There were two windows in my room. The one to which the dulcet singing of the larks called my attention looked from the wall of Narni's precipice into the deep valley of the Nera, a magnificent and awe-inspiring view, for the Angelo is perched upon a crest of beetling rocks with a sheer drop of a hundred feet towards the river. But from the other I looked on one of the loveliest pastoral pageants I have ever seen in Umbria. For down the old Flaminian Way which Popes and Emperors, and Caesar with an army, trod, and up a winding pathway such as Gentile da Fabriano loved to paint, which led from the valley to the hill of Narni and joined the main road at our very door, came neat-herds driving before them snow-white oxen, and peasant women with brightly flowered kerchiefs riding a-pillion on mules and asses, or walking behind flocks of sheep with wide flat baskets of poultry and fruit and vegetables on their heads. Barefoot children helped to guide the calves; and here a shaggy farmer rode up the hill a-horseback in sheepskin trousers, with a wallet and flask of wine slung across his mediaeval wooden saddle; and there some happy youths led in their heifers with scarlet fillets hanging on their brows.

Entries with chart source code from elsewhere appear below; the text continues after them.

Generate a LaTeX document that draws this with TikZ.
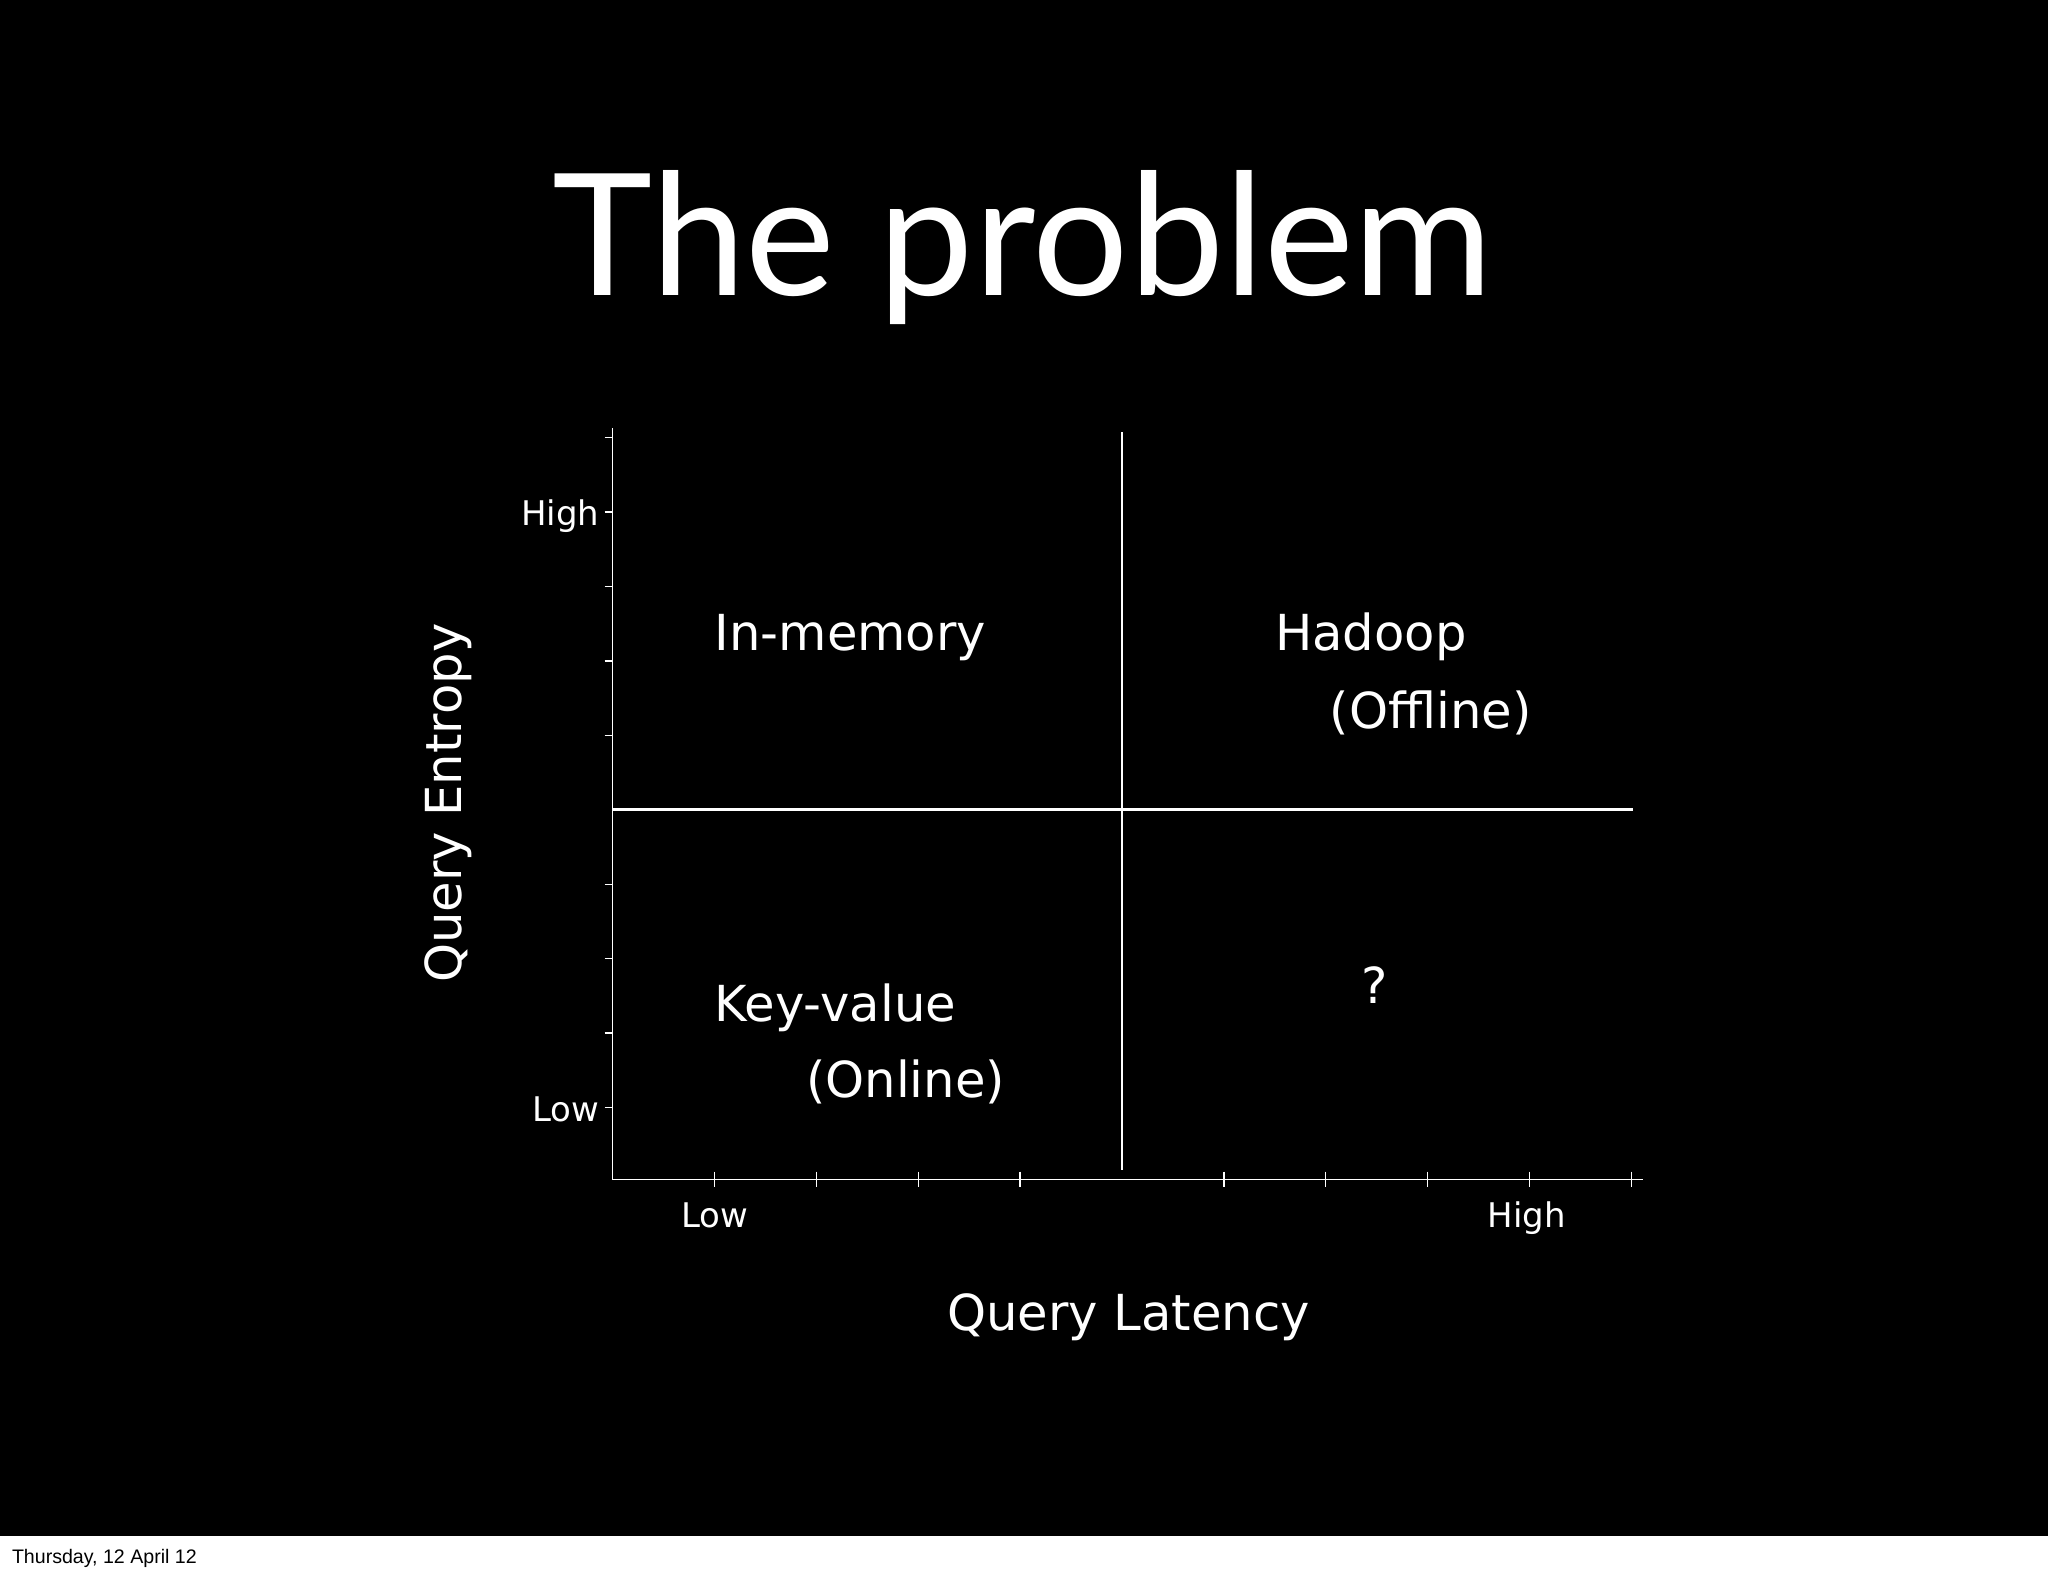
\documentclass[tikz,border=0pt]{standalone}
\usepackage{fontspec}
\setmainfont{DejaVu Sans}
\newfontfamily\titlefont{Lato}
\newfontfamily\footfont{Liberation Sans}
\begin{document}
\begin{tikzpicture}[x=1pt,y=-1pt,
  lbl/.style={text=white,inner sep=0pt,anchor=base west,font=\fontsize{38}{44}\selectfont},
  tick/.style={text=white,inner sep=0pt,font=\fontsize{26}{30}\selectfont},
  ax/.style={white,line width=2pt},
  tk/.style={white,line width=1pt}]
\useasboundingbox (0,0) rectangle (1568,1206);
\fill[white] (0,0) rectangle (1568,1206);
\fill[black] (0,0) rectangle (1568,1176);
\node[text=white,inner sep=0pt,anchor=base,font=\titlefont\fontsize{130}{140}\selectfont] (title) at (783,226) {The problem};
% axes
\coordinate (o) at (469,903);
\coordinate (ytop) at (469,328);
\coordinate (xend) at (1258,903);
\draw[tk] (ytop) -- (o) -- (xend);
\foreach \y in {335,392,449,506,563,677,734,791,848} \draw[tk] (463,\y) -- (469,\y);
\foreach \x in {547,625,703,781,937,1015,1093,1171,1249} \draw[tk] (\x,897) -- (\x,909);
% quadrant lines
\coordinate (vt) at (859,331);
\coordinate (vb) at (859,896);
\coordinate (hl) at (469,620);
\coordinate (hr) at (1250,620);
\draw[ax] (vt) -- (vb);
\draw[ax] (hl) -- (hr);
% labels
\node[lbl] (inm) at (547,498) {In-memory};
\node[lbl] (had) at (976,498) {Hadoop};
\node[lbl] (off) at (1018,558) {(Offline)};
\node[lbl] (kv) at (547,782) {Key-value};
\node[lbl] (onl) at (617,840) {(Online)};
\node[lbl] (q) at (1042,768) {?};
\node[tick,anchor=base east] (yh) at (459,402) {High};
\node[tick,anchor=base east] (yl) at (459,859) {Low};
\node[tick,anchor=base] (xl) at (547,940) {Low};
\node[tick,anchor=base] (xh) at (1169,940) {High};
\node[text=white,inner sep=0pt,anchor=base,font=\fontsize{38}{44}\selectfont] (xlab) at (864,1019) {Query Latency};
\node[text=white,inner sep=0pt,anchor=base,rotate=90,font=\fontsize{38}{44}\selectfont] (ylab) at (353,615) {Query Entropy};
\node[inner sep=0pt,anchor=base west,font=\footfont\fontsize{15}{18}\selectfont] (foot) at (9,1197) {Thursday, 12 April 12};
\end{tikzpicture}
\end{document}
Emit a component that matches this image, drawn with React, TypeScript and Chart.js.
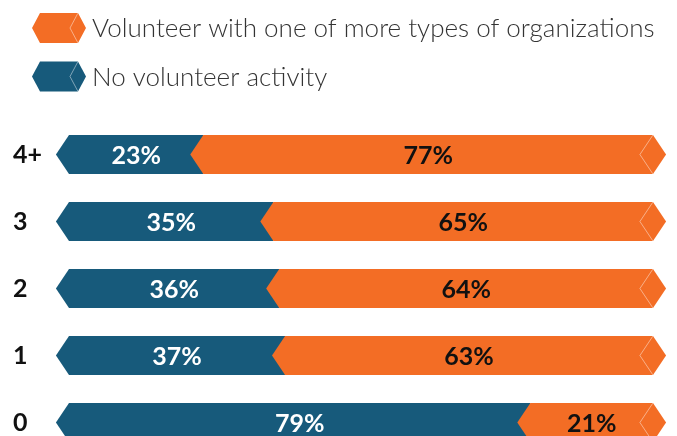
import React, { useEffect, useRef } from "react";
import { Chart, registerables } from "chart.js";

Chart.register(...registerables);

const categories = ["4+", "3", "2", "1", "0"];
const noVolunteer = [23, 35, 36, 37, 79];
const volunteer = [77, 65, 64, 63, 21];
const seriesLabels = ["No volunteer activity", "Volunteer with one of more types of organizations"];
const BLUE = "#175a7b";
const ORANGE = "#f36d25";

const shapesPlugin = {
  id: "hexBars",
  beforeDatasetsDraw(chart: any) {
    const ctx = chart.ctx;
    const n = chart.data.datasets.length;
    for (let d = 0; d < n; d++) {
      const meta = chart.getDatasetMeta(d);
      const color = chart.data.datasets[d].backgroundColor;
      meta.data.forEach((el: any) => {
        const { x, y, base, height } = el.getProps(["x", "y", "base", "height"], true);
        const top = y - height / 2;
        const bot = y + height / 2;
        const tip = height / 3;
        ctx.save();
        ctx.beginPath();
        ctx.moveTo(base, top);
        ctx.lineTo(x, top);
        if (d === n - 1) ctx.lineTo(x + tip, y);
        ctx.lineTo(x, bot);
        ctx.lineTo(base, bot);
        ctx.lineTo(base - tip, y);
        ctx.closePath();
        ctx.fillStyle = color;
        ctx.fill();
        if (d === n - 1) {
          ctx.beginPath();
          ctx.moveTo(x, top);
          ctx.lineTo(x - tip, y);
          ctx.lineTo(x, bot);
          ctx.strokeStyle = "rgba(255,255,255,0.45)";
          ctx.lineWidth = 1;
          ctx.stroke();
        }
        ctx.restore();
      });
    }
    return false;
  },
  afterDraw(chart: any) {
    const ctx = chart.ctx;
    // value labels
    chart.data.datasets.forEach((ds: any, d: number) => {
      const meta = chart.getDatasetMeta(d);
      meta.data.forEach((el: any, i: number) => {
        const { x, y, base } = el.getProps(["x", "y", "base"], true);
        ctx.save();
        ctx.font = "bold 25px Lato";
        ctx.textAlign = "center";
        ctx.textBaseline = "middle";
        ctx.fillStyle = d === 0 ? "#ffffff" : "#111111";
        ctx.fillText(ds.data[i] + "%", (x + base) / 2, y + 1);
        ctx.restore();
      });
    });
    // legend
    const items = [
      { label: chart.data.datasets[1].label, color: chart.data.datasets[1].backgroundColor, cy: 28 },
      { label: chart.data.datasets[0].label, color: chart.data.datasets[0].backgroundColor, cy: 76.5 },
    ];
    items.forEach((it) => {
      const l = 40, r = 78, h = 15, tip = 8;
      ctx.save();
      ctx.beginPath();
      ctx.moveTo(l, it.cy - h);
      ctx.lineTo(r, it.cy - h);
      ctx.lineTo(r + tip, it.cy);
      ctx.lineTo(r, it.cy + h);
      ctx.lineTo(l, it.cy + h);
      ctx.lineTo(l - tip, it.cy);
      ctx.closePath();
      ctx.fillStyle = it.color;
      ctx.fill();
      ctx.beginPath();
      ctx.moveTo(r, it.cy - h);
      ctx.lineTo(r - tip, it.cy);
      ctx.lineTo(r, it.cy + h);
      ctx.strokeStyle = "rgba(255,255,255,0.45)";
      ctx.lineWidth = 1;
      ctx.stroke();
      ctx.font = "300 26px Lato";
      ctx.fillStyle = "#333333";
      ctx.textAlign = "left";
      ctx.textBaseline = "middle";
      ctx.fillText(it.label, 92, it.cy + 1);
      ctx.restore();
    });
  },
};

export default function App() {
  const ref = useRef<HTMLCanvasElement>(null);
  useEffect(() => {
    document.body.style.margin = "0";
    const chart = new Chart(ref.current!, {
      type: "bar",
      data: {
        labels: categories,
        datasets: [
          { label: seriesLabels[0], data: noVolunteer, backgroundColor: BLUE },
          { label: seriesLabels[1], data: volunteer, backgroundColor: ORANGE },
        ],
      },
      options: {
        indexAxis: "y",
        animation: false,
        responsive: false,
        maintainAspectRatio: false,
        layout: { padding: { top: 121, left: 13, right: 24, bottom: 0 } },
        categoryPercentage: 0.585,
        barPercentage: 1,
        plugins: { legend: { display: false }, tooltip: { enabled: false } },
        scales: {
          x: { stacked: true, min: 0, max: 100, display: false },
          y: {
            stacked: true,
            grid: { display: false },
            border: { display: false },
            ticks: { crossAlign: "far", color: "#111111", font: { family: "Lato", weight: "bold", size: 25 }, padding: 0 },
            afterFit: (s: any) => { s.width = 56; },
          },
        },
      } as any,
      plugins: [shapesPlugin],
    });
    return () => chart.destroy();
  }, []);
  return (
    <div style={{ position: "fixed", left: 0, top: 0, width: 677, height: 436, overflow: "hidden", background: "#fff" }}>
      <canvas ref={ref} width={677} height={471} style={{ display: "block" }} />
    </div>
  );
}
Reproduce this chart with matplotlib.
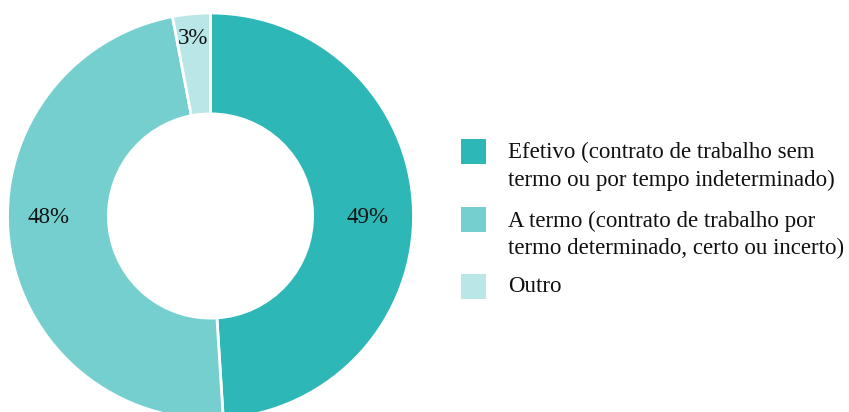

They might have been processions of the Magi bringing their gifts to the Infant Christ in the dawn of the Nativity. Or, better still, these joyful husbandmen and shepherds bringing the first-fruits of their harvest into this little hill-town for the ox-fair of St. Michael, might have been the votaries of Apollo coming to celebrate the Pyanepsia with offerings and invocations.

We dressed in haste and hurried to join them as they flowed along the streets and out through Narni's mediaeval gate to their Forum Boarium beyond the city walls. And it was Arcady we found below the silver olives. For the road looped a natural theatre, such as the Greeks loved to terrace and face with marble, where the citizens might sit gazing over the glittering stage, on which Gods and Heroes spoke the dialogues of Aeschylus and Sophocles, at one of Nature's masterpieces—Etna, rising above the Strait of Messina, or the isle-girt sea of Salamis.

Here the olive-clad slopes were steep and the curves of the bay were bold, and the flat area which they enclosed was commanded on one side by the towering bastions of Narni and on the other by a great Dominican Convent with all its ancient splendour revived by the Royal House of France. And here we looked across a market in the hollow of the theatre, where thousands of white oxen, their foreheads bound with Roman fillets, scarlet and blue, stood below the twisted olives in a mist of slanting sunlight, which threw a tracery of blue-veined shadows on their snowy flanks. Beyond them in the open champaign we could see the towered bridge over the Nera, and the green pasture land characteristic of lower Umbria which makes it so different to the vine-engarlanded plains of the Valley of Spoleto.